Exercise instructions
Restate the whole of the material. Keep every word, and drop the pictures.

▽

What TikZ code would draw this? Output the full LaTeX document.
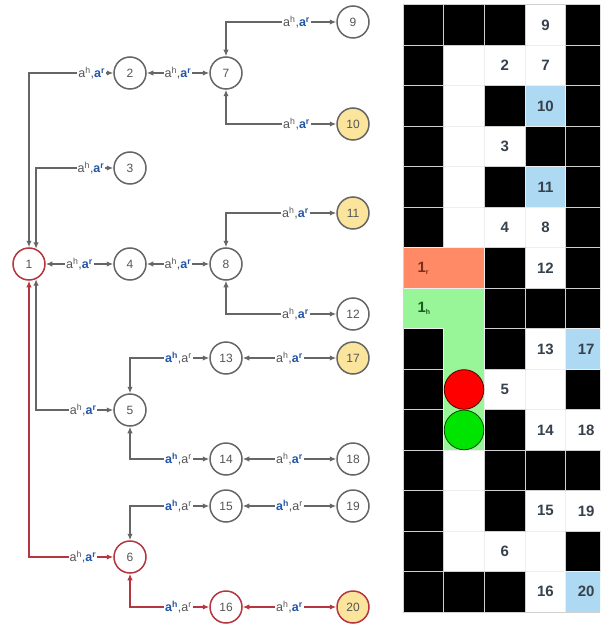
\documentclass[tikz,border=0pt]{standalone}
\usepackage{fontspec}
\setmainfont{Liberation Sans}
\usetikzlibrary{arrows.meta}
\definecolor{gline}{HTML}{666666}
\definecolor{rline}{HTML}{B5363F}
\definecolor{ntext}{HTML}{555555}
\definecolor{ablue}{HTML}{2456A6}
\definecolor{yfill}{HTML}{FBE49C}
\definecolor{salmon}{HTML}{FF8A65}
\definecolor{pgreen}{HTML}{98F598}
\definecolor{lblue}{HTML}{AED9F2}
\definecolor{gridc}{HTML}{D0D0D0}
\definecolor{gridw}{HTML}{EEEEEE}
\definecolor{numc}{HTML}{36414D}
\definecolor{onered}{HTML}{7B2E1E}
\definecolor{onegreen}{HTML}{1E5A1E}
\newcommand{\labR}{a\textsuperscript{h},\textcolor{ablue}{\bfseries a\textsuperscript{r}}}
\newcommand{\labH}{\textcolor{ablue}{\bfseries a\textsuperscript{h}},a\textsuperscript{r}}
\begin{document}
\begin{tikzpicture}[x=1pt,y=-1pt,
  st/.style={circle, draw=gline, line width=1.5pt, minimum size=32pt, inner sep=0pt, fill=white, text=ntext, font=\fontsize{12}{14}\selectfont},
  goal/.style={st, fill=yfill},
  redst/.style={st, draw=rline},
  conn/.style={draw=gline, line width=1.5pt, {Latex[length=6.5pt,width=5.5pt]}-{Latex[length=6.5pt,width=5.5pt]}},
  rconn/.style={conn, draw=rline},
  lbl/.style={fill=white, inner sep=1pt, text=ntext, font=\fontsize{12.5}{14}\selectfont},
  cellnum/.style={text=numc, font=\fontsize{15}{16}\bfseries},
]
\useasboundingbox (0,0) rectangle (600,628);
\fill[white] (0,0) rectangle (600,628);

% ---------------- graph ----------------
\node[redst] (n1) at (29,264) {1};
\node[st] (n2) at (130,73) {2};
\node[st] (n3) at (130,168) {3};
\node[st] (n4) at (130,264) {4};
\node[st] (n5) at (130,410) {5};
\node[redst] (n6) at (130,557) {6};
\node[st] (n7) at (226,73) {7};
\node[st] (n8) at (226,264) {8};
\node[st] (n9) at (353,22) {9};
\node[goal] (n10) at (353,124) {10};
\node[goal] (n11) at (353,213) {11};
\node[st] (n12) at (353,314) {12};
\node[st] (n13) at (226,358) {13};
\node[st] (n14) at (226,459) {14};
\node[st] (n15) at (226,506) {15};
\node[redst] (n16) at (226,607) {16};
\node[goal] (n17) at (353,358) {17};
\node[st] (n18) at (353,459) {18};
\node[st] (n19) at (353,506) {19};
\node[goal,draw=rline] (n20) at (353,607) {20};

\draw[conn] (n1) |- node[lbl,pos=0.872]{\labR} (n2);
\draw[conn] (n1.65) |- node[lbl,pos=0.856]{\labR} (n3);
\draw[conn] (n1) -- node[lbl]{\labR} (n4);
\draw[conn] (n1.-65) |- node[lbl,pos=0.805]{\labR} (n5);
\draw[rconn] (n1) |- node[lbl,pos=0.82]{\labR} (n6);
\draw[conn] (n2) -- node[lbl]{\labR} (n7);
\draw[conn] (n4) -- node[lbl]{\labR} (n8);
\draw[conn] (n7) |- node[lbl,pos=0.82]{\labR} (n9);
\draw[conn] (n7) |- node[lbl,pos=0.82]{\labR} (n10);
\draw[conn] (n8) |- node[lbl,pos=0.815]{\labR} (n11);
\draw[conn] (n8) |- node[lbl,pos=0.815]{\labR} (n12);
\draw[conn] (n5) |- node[lbl,pos=0.806]{\labH} (n13);
\draw[conn] (n5) |- node[lbl,pos=0.806]{\labH} (n14);
\draw[conn] (n6) |- node[lbl,pos=0.806]{\labH} (n15);
\draw[rconn] (n6) |- node[lbl,pos=0.806]{\labH} (n16);
\draw[conn] (n13) -- node[lbl]{\labR} (n17);
\draw[conn] (n14) -- node[lbl]{\labR} (n18);
\draw[conn] (n15) -- node[lbl]{\labH} (n19);
\draw[rconn] (n16) -- node[lbl]{\labR} (n20);

% ---------------- grid ----------------
\begin{scope}
\clip (0,0) rectangle (600,628);
\def\cw{40.7}
\def\ch{40.47}
\foreach \c in {0,...,4}{
  \foreach \r in {0,...,14}{
    \filldraw[fill=white, draw=gridw, line width=1pt] ({403+\c*\cw},{5+\r*\ch}) rectangle +(\cw,\ch);
  }
}
\foreach \c/\r in {0/0,1/0,2/0,4/0, 0/1,4/1, 0/2,2/2,4/2, 0/3,3/3,4/3, 0/4,2/4,4/4, 0/5,4/5, 2/6,4/6, 2/7,3/7,4/7, 0/8,2/8, 0/9,4/9, 0/10,2/10, 0/11,2/11,3/11,4/11, 0/12,2/12, 0/13,4/13, 0/14,1/14,2/14}{
  \filldraw[fill=black, draw=gridc, line width=1pt] ({403+\c*\cw},{5+\r*\ch}) rectangle +(\cw,\ch);
}
\foreach \c/\r in {3/2, 3/4, 4/8, 4/14}{
  \filldraw[fill=lblue, draw=gridw, line width=1pt] ({403+\c*\cw},{5+\r*\ch}) rectangle +(\cw,\ch);
}
% merged salmon cell (1_r)
\filldraw[fill=salmon, draw=gridw, line width=1pt] (403,{5+6*\ch}) rectangle ({403+2*\cw},{5+7*\ch});
% green region (1_h and corridor)
\filldraw[fill=pgreen, draw=gridw, line width=1pt] (403,{5+7*\ch}) -- ({403+2*\cw},{5+7*\ch}) -- ({403+2*\cw},{5+11*\ch}) -- ({403+\cw},{5+11*\ch}) -- ({403+\cw},{5+8*\ch}) -- (403,{5+8*\ch}) -- cycle;
\node[anchor=west, text=onered, font=\fontsize{15}{16}\bfseries] (onr) at (414,{5+6.5*\ch}) {1\textsubscript{\fontsize{7}{8}\selectfont r}};
\node[anchor=west, text=onegreen, font=\fontsize{15}{16}\bfseries] (onh) at (414,{5+7.5*\ch}) {1\textsubscript{\fontsize{7}{8}\selectfont h}};
% agents
\filldraw[fill=red, draw=black!70!red, line width=0.8pt] ({403+1.5*\cw},{5+9.5*\ch}) circle (19.8);
\filldraw[fill=green!90!black!100, draw=black!70!green, line width=0.8pt] ({403+1.5*\cw},{5+10.5*\ch}) circle (19.8);
% cell numbers
\foreach \c/\r/\t in {3/0/9, 2/1/2, 3/1/7, 3/2/10, 2/3/3, 3/4/11, 2/5/4, 3/5/8, 3/6/12, 3/8/13, 4/8/17, 2/9/5, 3/10/14, 4/10/18, 3/12/15, 4/12/19, 2/13/6, 3/14/16, 4/14/20}{
  \node[cellnum] at ({403+(\c+0.5)*\cw},{5+(\r+0.5)*\ch}) {\t};
}
\draw[gridc, line width=1pt] (403,5) rectangle ({403+5*\cw},{5+15*\ch});
\end{scope}
\end{tikzpicture}
\end{document}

△

Exercise solution
What TikZ code would draw this? Output the full LaTeX document.
\documentclass[tikz,border=0pt]{standalone}
\usepackage{fontspec}
\setmainfont{Liberation Sans}
\usetikzlibrary{arrows.meta}
\definecolor{gline}{HTML}{666666}
\definecolor{rline}{HTML}{B5363F}
\definecolor{ntext}{HTML}{555555}
\definecolor{ablue}{HTML}{2456A6}
\definecolor{yfill}{HTML}{FBE49C}
\definecolor{salmon}{HTML}{FF8A65}
\definecolor{pgreen}{HTML}{98F598}
\definecolor{lblue}{HTML}{AED9F2}
\definecolor{gridc}{HTML}{D0D0D0}
\definecolor{gridw}{HTML}{EEEEEE}
\definecolor{numc}{HTML}{36414D}
\definecolor{onered}{HTML}{7B2E1E}
\definecolor{onegreen}{HTML}{1E5A1E}
\newcommand{\labR}{a\textsuperscript{h},\textcolor{ablue}{\bfseries a\textsuperscript{r}}}
\newcommand{\labH}{\textcolor{ablue}{\bfseries a\textsuperscript{h}},a\textsuperscript{r}}
\begin{document}
\begin{tikzpicture}[x=1pt,y=-1pt,
  st/.style={circle, draw=gline, line width=1.5pt, minimum size=32pt, inner sep=0pt, fill=white, text=ntext, font=\fontsize{12}{14}\selectfont},
  goal/.style={st, fill=yfill},
  redst/.style={st, draw=rline},
  conn/.style={draw=gline, line width=1.5pt, {Latex[length=6.5pt,width=5.5pt]}-{Latex[length=6.5pt,width=5.5pt]}},
  rconn/.style={conn, draw=rline},
  lbl/.style={fill=white, inner sep=1pt, text=ntext, font=\fontsize{12.5}{14}\selectfont},
  cellnum/.style={text=numc, font=\fontsize{15}{16}\bfseries},
]
\useasboundingbox (0,0) rectangle (600,628);
\fill[white] (0,0) rectangle (600,628);

% ---------------- graph ----------------
\node[redst] (n1) at (29,264) {1};
\node[st] (n2) at (130,73) {2};
\node[st] (n3) at (130,168) {3};
\node[st] (n4) at (130,264) {4};
\node[st] (n5) at (130,410) {5};
\node[redst] (n6) at (130,557) {6};
\node[st] (n7) at (226,73) {7};
\node[st] (n8) at (226,264) {8};
\node[st] (n9) at (353,22) {9};
\node[goal] (n10) at (353,124) {10};
\node[goal] (n11) at (353,213) {11};
\node[st] (n12) at (353,314) {12};
\node[st] (n13) at (226,358) {13};
\node[st] (n14) at (226,459) {14};
\node[st] (n15) at (226,506) {15};
\node[redst] (n16) at (226,607) {16};
\node[goal] (n17) at (353,358) {17};
\node[st] (n18) at (353,459) {18};
\node[st] (n19) at (353,506) {19};
\node[goal,draw=rline] (n20) at (353,607) {20};

\draw[conn] (n1) |- node[lbl,pos=0.872]{\labR} (n2);
\draw[conn] (n1.65) |- node[lbl,pos=0.856]{\labR} (n3);
\draw[conn] (n1) -- node[lbl]{\labR} (n4);
\draw[conn] (n1.-65) |- node[lbl,pos=0.805]{\labR} (n5);
\draw[rconn] (n1) |- node[lbl,pos=0.82]{\labR} (n6);
\draw[conn] (n2) -- node[lbl]{\labR} (n7);
\draw[conn] (n4) -- node[lbl]{\labR} (n8);
\draw[conn] (n7) |- node[lbl,pos=0.82]{\labR} (n9);
\draw[conn] (n7) |- node[lbl,pos=0.82]{\labR} (n10);
\draw[conn] (n8) |- node[lbl,pos=0.815]{\labR} (n11);
\draw[conn] (n8) |- node[lbl,pos=0.815]{\labR} (n12);
\draw[conn] (n5) |- node[lbl,pos=0.806]{\labH} (n13);
\draw[conn] (n5) |- node[lbl,pos=0.806]{\labH} (n14);
\draw[conn] (n6) |- node[lbl,pos=0.806]{\labH} (n15);
\draw[rconn] (n6) |- node[lbl,pos=0.806]{\labH} (n16);
\draw[conn] (n13) -- node[lbl]{\labR} (n17);
\draw[conn] (n14) -- node[lbl]{\labR} (n18);
\draw[conn] (n15) -- node[lbl]{\labH} (n19);
\draw[rconn] (n16) -- node[lbl]{\labR} (n20);

% ---------------- grid ----------------
\begin{scope}
\clip (0,0) rectangle (600,628);
\def\cw{40.7}
\def\ch{40.47}
\foreach \c in {0,...,4}{
  \foreach \r in {0,...,14}{
    \filldraw[fill=white, draw=gridw, line width=1pt] ({403+\c*\cw},{5+\r*\ch}) rectangle +(\cw,\ch);
  }
}
\foreach \c/\r in {0/0,1/0,2/0,4/0, 0/1,4/1, 0/2,2/2,4/2, 0/3,3/3,4/3, 0/4,2/4,4/4, 0/5,4/5, 2/6,4/6, 2/7,3/7,4/7, 0/8,2/8, 0/9,4/9, 0/10,2/10, 0/11,2/11,3/11,4/11, 0/12,2/12, 0/13,4/13, 0/14,1/14,2/14}{
  \filldraw[fill=black, draw=gridc, line width=1pt] ({403+\c*\cw},{5+\r*\ch}) rectangle +(\cw,\ch);
}
\foreach \c/\r in {3/2, 3/4, 4/8, 4/14}{
  \filldraw[fill=lblue, draw=gridw, line width=1pt] ({403+\c*\cw},{5+\r*\ch}) rectangle +(\cw,\ch);
}
% merged salmon cell (1_r)
\filldraw[fill=salmon, draw=gridw, line width=1pt] (403,{5+6*\ch}) rectangle ({403+2*\cw},{5+7*\ch});
% green region (1_h and corridor)
\filldraw[fill=pgreen, draw=gridw, line width=1pt] (403,{5+7*\ch}) -- ({403+2*\cw},{5+7*\ch}) -- ({403+2*\cw},{5+11*\ch}) -- ({403+\cw},{5+11*\ch}) -- ({403+\cw},{5+8*\ch}) -- (403,{5+8*\ch}) -- cycle;
\node[anchor=west, text=onered, font=\fontsize{15}{16}\bfseries] (onr) at (414,{5+6.5*\ch}) {1\textsubscript{\fontsize{7}{8}\selectfont r}};
\node[anchor=west, text=onegreen, font=\fontsize{15}{16}\bfseries] (onh) at (414,{5+7.5*\ch}) {1\textsubscript{\fontsize{7}{8}\selectfont h}};
% agents
\filldraw[fill=red, draw=black!70!red, line width=0.8pt] ({403+1.5*\cw},{5+9.5*\ch}) circle (19.8);
\filldraw[fill=green!90!black!100, draw=black!70!green, line width=0.8pt] ({403+1.5*\cw},{5+10.5*\ch}) circle (19.8);
% cell numbers
\foreach \c/\r/\t in {3/0/9, 2/1/2, 3/1/7, 3/2/10, 2/3/3, 3/4/11, 2/5/4, 3/5/8, 3/6/12, 3/8/13, 4/8/17, 2/9/5, 3/10/14, 4/10/18, 3/12/15, 4/12/19, 2/13/6, 3/14/16, 4/14/20}{
  \node[cellnum] at ({403+(\c+0.5)*\cw},{5+(\r+0.5)*\ch}) {\t};
}
\draw[gridc, line width=1pt] (403,5) rectangle ({403+5*\cw},{5+15*\ch});
\end{scope}
\end{tikzpicture}
\end{document}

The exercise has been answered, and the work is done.